Monto connections are magic
In the historic Queensland town of Monto (Bailai, Gooreng Gooreng, Gurang and Taribelang Country), the moon plays a leading role in its legends.
Coming in threes, one story about the naming of nearby Three Moon Creek, tells of a drover who went to fill his billy can at the creek and saw the moon overhead, as well as reflected in the water and his bucket.
In another version of the lunar legend, graziers who relied on First Peoples workers to help with their farms would tell them to come back in ‘three moons’ to avoid confusion around different ways of telling time.
And then there’s the modern tale of the three moons connected to the nbn™ network – the Monto Three Moon Motel, that is.
Monto, get connected
Three Moon Motel
Simone and Geoff Downie bought the Monto Three Moon Motel back in 2007 and say it’s been a joy to meet so many wonderful people who have visited the town.
With farming and rural backgrounds, country hospitality is in their blood, says Simone.
“Our main goal is to provide excellent service with friendly, country style accommodation. We want our guests to feel at home while they enjoy their stay in Monto.”
And good quality, high speed broadband has made life easier for their business, says Simone.
In addition to ‘standard’ offerings like their check-in service, phones and Wi-Fi, services over the nbn™ network have helped to enable some unexpected advantages for customers.
“For example, with the help of the nbn™ network, we introduced smart TVs into our rooms, meaning our guests can access their own streaming services, like Netflix, for when they are relaxing in their rooms at night.*
“This is a really attractive extra service for those guests, especially those with kids, who just want to relax at night with a movie or the latest episodes of their favourite series.”
If their customers are happy, then so are Simone and Geoff.
“Cheaper and more flexible than pay-per-view models, letting our guests pick their own shows, using the same streaming services as they use at home makes things familiar, easier and more comfortable for them.”
Simone and Geoff also encourage their guests to get out and about to enjoy some of the area’s many other attractions. Because the one thing everyone seems to agree on – whether they’re a local, visitor or regular guest – is Monto is magic.
Just like the legend has three moons, Monto is a town of three nbn™ access technologies, says Damon Cavalchini, Community Engagement Manager for Wide Bay Burnett and Surrounds at nbn.

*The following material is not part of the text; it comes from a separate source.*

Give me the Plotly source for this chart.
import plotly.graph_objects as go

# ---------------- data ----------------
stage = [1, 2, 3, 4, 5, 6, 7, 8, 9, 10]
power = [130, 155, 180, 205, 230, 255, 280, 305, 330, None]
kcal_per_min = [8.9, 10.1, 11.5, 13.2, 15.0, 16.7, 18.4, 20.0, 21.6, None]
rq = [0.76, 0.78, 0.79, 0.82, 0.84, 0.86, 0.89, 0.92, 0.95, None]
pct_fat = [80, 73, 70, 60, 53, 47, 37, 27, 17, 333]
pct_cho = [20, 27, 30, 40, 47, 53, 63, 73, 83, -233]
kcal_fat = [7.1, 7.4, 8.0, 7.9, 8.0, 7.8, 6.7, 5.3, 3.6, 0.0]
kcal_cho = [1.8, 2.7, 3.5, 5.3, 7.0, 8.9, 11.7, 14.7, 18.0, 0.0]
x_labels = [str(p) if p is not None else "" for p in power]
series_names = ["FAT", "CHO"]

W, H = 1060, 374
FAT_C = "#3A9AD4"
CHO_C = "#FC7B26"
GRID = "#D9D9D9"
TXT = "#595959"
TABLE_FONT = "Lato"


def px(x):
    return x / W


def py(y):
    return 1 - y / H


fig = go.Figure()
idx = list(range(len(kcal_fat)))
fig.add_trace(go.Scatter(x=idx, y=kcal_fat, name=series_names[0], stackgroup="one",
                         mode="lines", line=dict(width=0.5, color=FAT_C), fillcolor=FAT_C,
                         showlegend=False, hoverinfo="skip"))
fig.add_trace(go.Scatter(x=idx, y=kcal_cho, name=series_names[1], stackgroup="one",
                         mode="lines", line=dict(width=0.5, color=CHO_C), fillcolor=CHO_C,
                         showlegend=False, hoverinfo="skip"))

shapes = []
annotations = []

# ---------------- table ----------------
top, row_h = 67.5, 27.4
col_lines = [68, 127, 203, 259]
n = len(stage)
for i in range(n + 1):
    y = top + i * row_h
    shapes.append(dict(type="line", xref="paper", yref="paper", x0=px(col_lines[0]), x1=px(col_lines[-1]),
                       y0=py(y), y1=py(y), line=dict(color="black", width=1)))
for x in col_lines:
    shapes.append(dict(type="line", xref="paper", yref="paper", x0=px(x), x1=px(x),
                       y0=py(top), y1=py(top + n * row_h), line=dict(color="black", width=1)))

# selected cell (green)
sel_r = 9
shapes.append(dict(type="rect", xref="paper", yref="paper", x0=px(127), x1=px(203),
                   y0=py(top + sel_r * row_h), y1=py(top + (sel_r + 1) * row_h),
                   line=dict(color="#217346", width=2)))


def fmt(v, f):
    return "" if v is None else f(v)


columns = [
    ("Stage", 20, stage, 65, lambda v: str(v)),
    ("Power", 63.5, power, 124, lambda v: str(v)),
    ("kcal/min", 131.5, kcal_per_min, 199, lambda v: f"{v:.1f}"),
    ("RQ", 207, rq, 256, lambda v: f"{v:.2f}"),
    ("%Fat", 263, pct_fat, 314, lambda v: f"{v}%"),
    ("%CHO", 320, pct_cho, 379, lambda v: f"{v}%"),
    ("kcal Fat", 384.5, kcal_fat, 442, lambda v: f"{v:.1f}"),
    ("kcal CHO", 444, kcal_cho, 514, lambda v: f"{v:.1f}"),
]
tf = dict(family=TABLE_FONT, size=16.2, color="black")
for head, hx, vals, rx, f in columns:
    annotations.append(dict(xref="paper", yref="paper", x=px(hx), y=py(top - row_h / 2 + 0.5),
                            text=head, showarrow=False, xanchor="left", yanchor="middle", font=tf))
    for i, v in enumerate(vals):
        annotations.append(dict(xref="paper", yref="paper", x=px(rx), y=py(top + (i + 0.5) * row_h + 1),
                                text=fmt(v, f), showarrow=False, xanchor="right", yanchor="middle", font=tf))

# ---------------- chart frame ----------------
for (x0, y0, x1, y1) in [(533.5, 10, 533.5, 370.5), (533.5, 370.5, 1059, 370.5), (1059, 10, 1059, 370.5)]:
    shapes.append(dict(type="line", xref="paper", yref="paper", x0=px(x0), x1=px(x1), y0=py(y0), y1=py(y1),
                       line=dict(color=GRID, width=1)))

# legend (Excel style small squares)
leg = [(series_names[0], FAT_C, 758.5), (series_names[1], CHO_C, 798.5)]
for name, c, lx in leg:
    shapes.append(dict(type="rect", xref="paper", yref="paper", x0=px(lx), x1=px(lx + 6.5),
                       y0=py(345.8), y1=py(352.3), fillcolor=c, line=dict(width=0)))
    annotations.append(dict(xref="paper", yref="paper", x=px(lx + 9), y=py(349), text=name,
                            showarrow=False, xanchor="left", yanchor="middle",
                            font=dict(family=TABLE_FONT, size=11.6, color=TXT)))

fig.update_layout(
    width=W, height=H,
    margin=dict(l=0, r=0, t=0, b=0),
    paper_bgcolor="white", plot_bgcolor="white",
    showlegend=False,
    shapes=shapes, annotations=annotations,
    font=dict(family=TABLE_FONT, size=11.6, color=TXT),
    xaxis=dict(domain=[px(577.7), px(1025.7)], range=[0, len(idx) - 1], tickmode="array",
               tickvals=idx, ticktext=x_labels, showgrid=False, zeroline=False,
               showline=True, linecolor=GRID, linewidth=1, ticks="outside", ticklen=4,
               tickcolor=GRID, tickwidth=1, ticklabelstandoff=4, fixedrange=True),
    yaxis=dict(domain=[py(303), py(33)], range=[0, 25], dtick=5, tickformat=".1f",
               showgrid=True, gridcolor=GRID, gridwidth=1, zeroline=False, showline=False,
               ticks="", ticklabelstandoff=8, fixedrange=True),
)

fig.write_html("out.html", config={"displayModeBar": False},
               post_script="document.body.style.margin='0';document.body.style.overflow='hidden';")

“Monto is a fusion of technology and history,” says Damon.
“It’s great to see residents, businesses and visitors alike making the most of connectivity to enjoy everything that magic Monto has to offer.
“We’re in a wonderful connected world where everything – from maps, to recommendations on where to get the best local coffee – is being shared on the web.”
You might say it’s the modern way to share local legends.
Focusing locally for locals
nbn™ Local is focused on strengthening our commitment to regional Australia, and boosting efforts to lift the digital capability of regional and remote areas across the country.
Just some of the ways we’re strengthening our commitment to regional Australia include:
- investing more than $2 billion in improving nbn's infrastructure in regional Australia to help homes and businesses in these areas access higher wholesale broadband speeds and greater network capabilities
- providing localised solutions for a network better suited to regional Australia through our on-the-ground teams working within regional communities
- working with industry groups to enhance what's possible in the fields of education, healthcare, agriculture, tourism and more
More about Monto
Built in 1924, Monto was the first town in Queensland to be built under a town plan. Located 200 kilometres west of Bundaberg, it’s now a popular tourism destination, as well as home to traditional industries like agriculture and timber.
Once a leading part of the North Burnett dairy industry, with more than 400 dairy farms supplying milk to the local factory, there are now fewer than five dairy farms left.
Instead, the town has reinvented itself with a focus on tourism, hospitality and culture.
Gorgeous murals that decorate local grain silos and the town’s water tower are a key attraction, part of the thriving North Burnett Art Trail, along with beautiful forests and colourful dairy cow statues that share the town’s secrets with locals and visitors alike.
The surrounding villages are also rich in history, culture and natural beauty, enticing families, grey nomads and anyone looking to escape the busy city to enjoy the serenity of a more relaxed lifestyle.